Rompeu a discussão, surgiu a discórdia, a cisão, e a Conferência viu-se privada de alguns dos seus melhores elementos.
Quiz apaziguá-los, trazê-los, de novo, empreguei porfiados esforços para o conseguir, mas debalde. Eles próprios podem testemunhar a minha insistência.
Coincidiu com esta deplorável ocorrência a posse do novo pároco, revº. Eduardo Bastos. Este, convidado por escrito a prestar a necessária assistência como pároco da freguesia, agradeceu em carta comovida mas talvez devido às suas muitas preocupações nunca compareceu.
Privado da assistência eclesiástica, e desfalcada embora dos seus mais activos elementos, reuniu ainda a Conferência durante quatro meses.
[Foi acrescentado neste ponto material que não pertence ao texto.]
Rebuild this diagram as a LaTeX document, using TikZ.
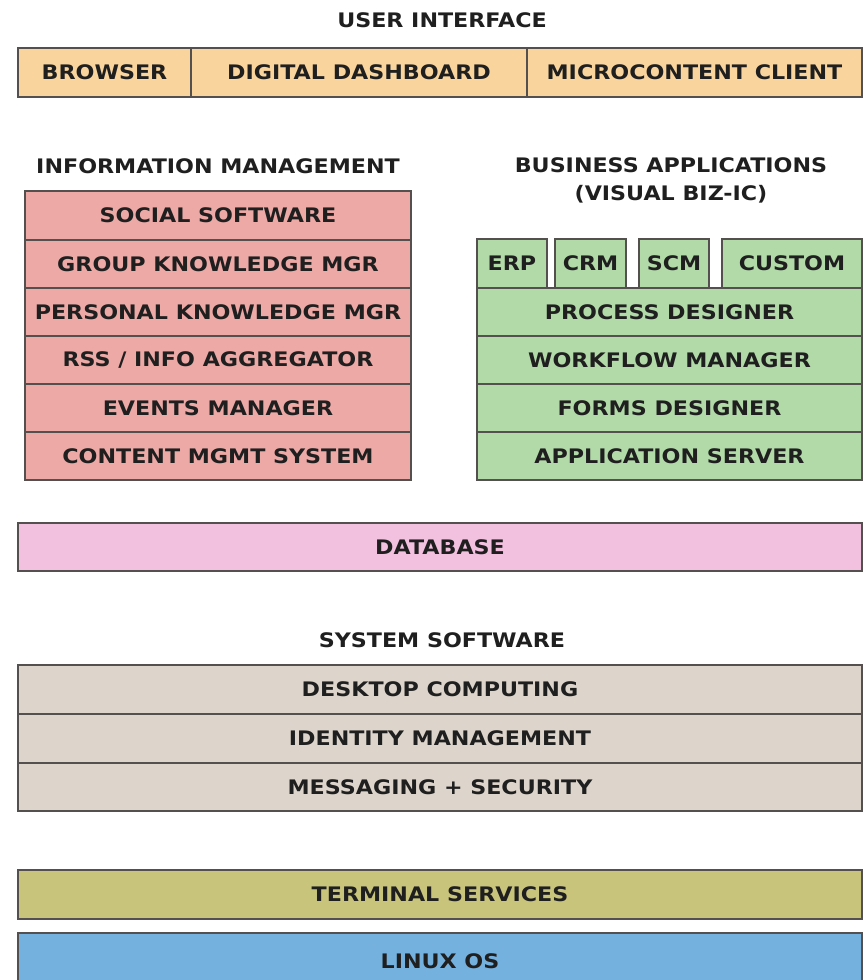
\documentclass[tikz,border=0pt]{standalone}
\usepackage{fontspec}
\setmainfont{DejaVu Sans}
\newfontfamily\labfont[FakeStretch=1.11]{DejaVu Sans}
\definecolor{uicol}{HTML}{F9D49D}
\definecolor{imcol}{HTML}{ECA9A6}
\definecolor{bacol}{HTML}{B2DAA8}
\definecolor{dbcol}{HTML}{F3C1E0}
\definecolor{sscol}{HTML}{DDD5CC}
\definecolor{tscol}{HTML}{C9C47C}
\definecolor{oscol}{HTML}{75B1DE}
\definecolor{edge}{HTML}{555050}
\newcommand{\cell}[7]{%
  \pgfmathsetmacro{\cw}{#4-#2}\pgfmathsetmacro{\ch}{#5-#3}%
  \node[cellbox, fill=#6, minimum width=\cw pt, minimum height=\ch pt] (#1) at ({(#2+#4)/2},{(#3+#5)/2+1}) {#7};}
\begin{document}
\begin{tikzpicture}[x=1pt,y=-1pt,
  cellbox/.style={draw=edge, line width=1.3pt, rectangle, inner sep=0pt, anchor=center, font=\labfont\fontsize{20}{28}\selectfont\bfseries, text=black!88},
  title/.style={inner sep=0pt, font=\labfont\fontsize{20}{28}\selectfont\bfseries, text=black!88, align=center}]
\useasboundingbox (0,0) rectangle (865,980);
\fill[white] (0,0) rectangle (865,980);
% titles
\node[title] (tui) at (442,20) {USER INTERFACE};
\node[title] (tim) at (218,166) {INFORMATION MANAGEMENT};
\node[title] (tba) at (671,180) {BUSINESS APPLICATIONS\\(VISUAL BIZ-IC)};
\node[title] (tss) at (442,640) {SYSTEM SOFTWARE};
% user interface
\cell{browser}{18}{47}{191}{96}{uicol}{BROWSER}
\cell{dash}{191}{47}{527}{96}{uicol}{DIGITAL DASHBOARD}
\cell{micro}{527}{47}{862}{96}{uicol}{MICROCONTENT CLIENT}
% information management
\cell{social}{25}{190}{411}{239}{imcol}{SOCIAL SOFTWARE}
\cell{group}{25}{239}{411}{287}{imcol}{GROUP KNOWLEDGE MGR}
\cell{personal}{25}{287}{411}{335}{imcol}{PERSONAL KNOWLEDGE MGR}
\cell{rss}{25}{335}{411}{383}{imcol}{RSS / INFO AGGREGATOR}
\cell{events}{25}{383}{411}{431}{imcol}{EVENTS MANAGER}
\cell{cms}{25}{431}{411}{479}{imcol}{CONTENT MGMT SYSTEM}
% business applications
\cell{erp}{477}{238}{547}{287}{bacol}{ERP}
\cell{crm}{555}{238}{626}{287}{bacol}{CRM}
\cell{scm}{639}{238}{709}{287}{bacol}{SCM}
\cell{custom}{722}{238}{862}{287}{bacol}{CUSTOM}
\cell{process}{477}{287}{862}{335}{bacol}{PROCESS DESIGNER}
\cell{workflow}{477}{335}{862}{383}{bacol}{WORKFLOW MANAGER}
\cell{forms}{477}{383}{862}{431}{bacol}{FORMS DESIGNER}
\cell{appserver}{477}{431}{862}{479}{bacol}{APPLICATION SERVER}
% database
\cell{db}{18}{522}{862}{570}{dbcol}{DATABASE}
% system software
\cell{desktop}{18}{664}{862}{713}{sscol}{DESKTOP COMPUTING}
\cell{identity}{18}{713}{862}{762}{sscol}{IDENTITY MANAGEMENT}
\cell{messaging}{18}{762}{862}{810}{sscol}{MESSAGING + SECURITY}
% base
\cell{terminal}{18}{869}{862}{918}{tscol}{TERMINAL SERVICES}
\cell{linux}{18}{932}{862}{988}{oscol}{LINUX OS}
\end{tikzpicture}
\end{document}
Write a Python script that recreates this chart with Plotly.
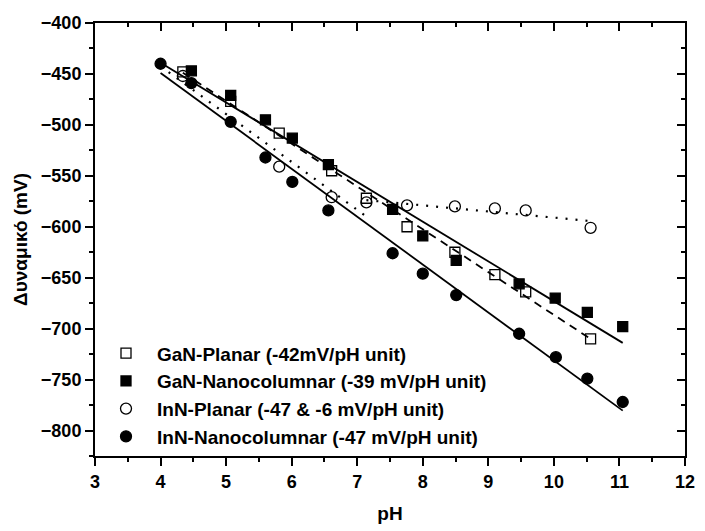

A última reunião realizou-se no dia 12 de Janeiro de 1936, depois de se ter reconhecido que naquelas circunstâncias era inútil prosseguir.
Com a nomeação do sr. Padre Couto para Tavarede luziu no nosso espírito uma nova esperança. Convencemo-nos de que S. Revª. empenharia imediatamente o melhor do seu esfôrço e influência para reanimar os organismos católicos adormecidos.
Enganámo-nos redondamente! S. Revª. não arriscou um passo (e queria que os outros arriscassem capitais!) para tal fim, devendo ser ele o principal interessado.
Os problemas que logo de entrada absorveram todas as suas preocupações foram o da venda da Casa do Grémio e o magro rendimento da freguesia... Estavam em primeiro lugar do que a Conferência, sobre a qual vem verter agora lágrimas de crocodilo...
Quanto ao Grémio, nada tenho a objectar, porque felizmente não pertenci à sua última direcção. Que lhe responda quem quizer se entender que vale a pena.
A encerrar o seu desabafo (in cauda venenum...) diz o sr. Padre Couto que “terá o seu apoio, desde que o queira, quem, com qualidades e competência se lançar em qualquer empreendimento de interesse social”.
Que lhe agradeça essa amabilidade a Comissão Organizadora da Casa do Povo de Tavarede, constituída pelos católicos mais em evidência da freguesia (incluindo um Cónego e um Lente) na qual S. Revª. não descortinou pessoas com qualidades e competência dignas do seu apoio... Isto significa que os católicos de Tavarede são todos uns sarrafaçais, indignos de ter à sua frente um pároco tão ilustre.
Deve ser talvez por isso que o sr. padre Couto os trata desdenhosamente por seus parodianos, nas suas conversas com os colegas.
Pela publicação destas linhas se confessa muito grato o de V... a) Belarmino Pedro.